Thompson’s discussion of hindsight bias in individuals is interesting from a public history perspective and thinking about how a society constructs and preserves its collective memory, and about accusations of historical revisionism. Thompson observed: “Even when we’re able to remember and event, it’s not clear we’re remembering it correctly. Memory isn’t passive, it’s active” (Thompson, 26.) Though Thompson was writing about individual memory revision, this is also a process reflected in groups when it comes time to memorialize a past event. “Official” memory is actively constructed in the present and influenced by social and political groups. I was reminded of the controversies surrounding the first attempts by some American museums/historic sites to incorporate narratives of slavery into exhibits and programs, as well as the challenges of memorializing events like the Oklahoma City bombing and September 11th attacks.
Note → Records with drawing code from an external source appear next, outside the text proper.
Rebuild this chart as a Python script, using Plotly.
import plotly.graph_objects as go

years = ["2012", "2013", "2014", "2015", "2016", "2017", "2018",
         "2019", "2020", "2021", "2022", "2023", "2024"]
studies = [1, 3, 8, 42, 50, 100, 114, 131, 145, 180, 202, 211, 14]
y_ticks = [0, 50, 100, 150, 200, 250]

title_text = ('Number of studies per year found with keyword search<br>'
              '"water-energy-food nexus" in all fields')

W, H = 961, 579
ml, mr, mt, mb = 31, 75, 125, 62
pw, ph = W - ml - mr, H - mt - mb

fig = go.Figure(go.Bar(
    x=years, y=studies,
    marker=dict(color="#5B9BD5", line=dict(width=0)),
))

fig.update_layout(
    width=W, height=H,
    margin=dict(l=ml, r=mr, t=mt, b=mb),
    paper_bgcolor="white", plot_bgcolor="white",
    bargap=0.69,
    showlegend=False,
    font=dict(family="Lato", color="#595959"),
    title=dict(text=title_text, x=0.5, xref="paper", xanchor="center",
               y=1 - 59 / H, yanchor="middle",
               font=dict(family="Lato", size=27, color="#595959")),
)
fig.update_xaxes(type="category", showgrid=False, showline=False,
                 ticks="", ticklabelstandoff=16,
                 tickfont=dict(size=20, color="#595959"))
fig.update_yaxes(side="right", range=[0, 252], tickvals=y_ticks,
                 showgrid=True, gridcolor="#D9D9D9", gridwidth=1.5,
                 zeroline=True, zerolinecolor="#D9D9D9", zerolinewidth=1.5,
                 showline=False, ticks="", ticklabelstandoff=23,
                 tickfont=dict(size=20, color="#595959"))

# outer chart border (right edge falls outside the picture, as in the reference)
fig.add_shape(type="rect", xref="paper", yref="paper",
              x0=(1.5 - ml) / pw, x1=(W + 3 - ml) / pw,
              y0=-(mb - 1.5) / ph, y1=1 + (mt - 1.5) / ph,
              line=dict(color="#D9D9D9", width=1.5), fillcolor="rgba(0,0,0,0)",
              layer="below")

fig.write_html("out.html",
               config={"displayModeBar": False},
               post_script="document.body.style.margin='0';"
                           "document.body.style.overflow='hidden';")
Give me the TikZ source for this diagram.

In the 1990s, the new U.S. History Standards for public schools outraged conservatives like Lynne Cheney and Rush Limbaugh. Historian Gary Nash helped to develop the new standards, and they accused historians like Nash of revising American history. They argued that any narrative that wasn’t pro-American was simply a distortion of true American history. Around the same time, the Smithsonian Air and Space Museum was developing an Enola Gay exhibit. As was the case with the history standards, the American public could not agree on one interpretation for the Enola Gay and its role in history. This symbol held different memories and different meaning for everyone. Some individuals and groups, particularly veterans groups, could not and refused to understand how anyone could possibly have negative memories associated with this plane: it brought a swift end to a long war and saved more soldiers’ lives by avoiding a U.S. invasion of Japan. They could not understand how anyone could have any bad memories associated with this plane. They accused the exhibit developers of engaging in historical revisionism, bent on discrediting the U.S. and destroying American history and demanded that this “liberal” angle not be included in the exhibit.
Others could not understand how or why these individuals refused to acknowledge that this plane did indeed cause a lot of harm when it dropped the nuclear bomb. Ultimately the entire planned exhibition was stripped bare and the plane was displayed with little interpretation. The negative memories associated with the plane were forced out of the museum’s planned interpretation of the object. It has been debated if the public lost out as a result of this, and I think that something was lost when all of the individual meanings associated with the plane were not able to be publicly acknowledged and explored. (History Wars: The Enola Gay and Other Battles for the American Past by Edward Linenthal provides a great discussion of these types of controversies in public memory.) The “malleability of memory” (Thompson, 27) is certainly seen in the development of museum exhibitions and programs, especially when attempting to memorialize a traumatic or tragic event and sometimes things are deliberately left out to create a new official memory.
Shifting gears – I found Cox’s argument that archivists need to do more outreach to the general public appealing. For many decades, archival and museum collections focused on documents and objects connected to the elite or more prominent members of society. This has certainly changed, as objects and documents concerning other groups and individuals that were not considered important before are being granted more consideration. Archivists could teach the general public a great deal about properly preserving and interpreting their own personal collections. With individuals taking the basic preservation of personal archives into their own hands in their homes, future archivists and historians would ultimately benefit.
Personal archives in digital format are important to the general public today, and there should be no reason why archivists should not take these types of personal archives seriously because they are, as Thompson says, significant and meaningful to the individual “even if it sometimes happens to be wrong” (Thompson, 24.) Individuals obviously have an interest in preserving materials deemed important to them, as is evidenced by the deluge of social media platforms. There are always new apps encouraging individuals to publicly record quite literally every part of their daily lives. Individuals now effortlessly live blog what would have previously been rather personal information. These “corps of citizen archivists” (Cox, 64) almost cannot resist the impulse to publicly archive every part of their day and share all information about their lives with both friends and total strangers. This epitomizes how the private has become very public by means of these types of digital personal archives, and raises a lot of questions about privacy now and in the near future.